Some other tantalizing topics include:
• What did New York’s “Inelligence Offices” have to do with cookbooks?
• Where can one find John Steinbeck’s recipe for “Tortilla Flats,” or Joan Crawford’s “Surprise”?
• Graham crackers are a descendant of which important New England cookbook author?
• Which famous chef (who was not a chef) wrote a cookbook but could not cook?
• What cookbooks still found in many American homes are collectible treasures?
• Who were the women (and men) behind Betty Crocker, the most successful, but nonexistent, cookbook autor in America?
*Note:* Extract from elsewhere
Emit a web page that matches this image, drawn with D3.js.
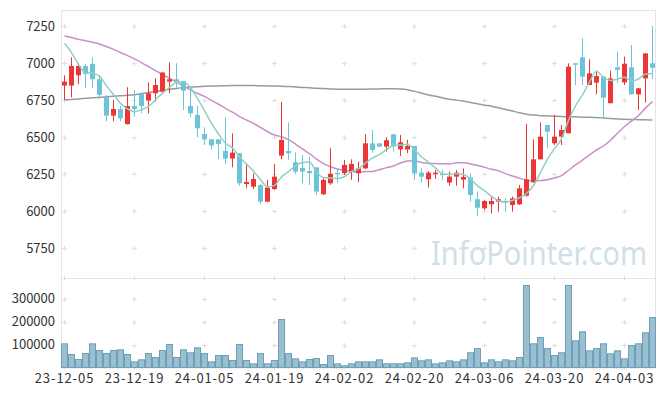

The reach is invited to savor twelve-course dinners, Pork Chops with Truffle Sauce, “Pompkin” Pie, and the wholesome gourmet delicacies of Molly Katzen (The Moosewood Cookbook) and Marian Morash (The Victory Garden Cookbook). In America’s Collectible Cookbooks, we find that DuSablon convincingly reclaims American cuisine as the invention of, who else? American women.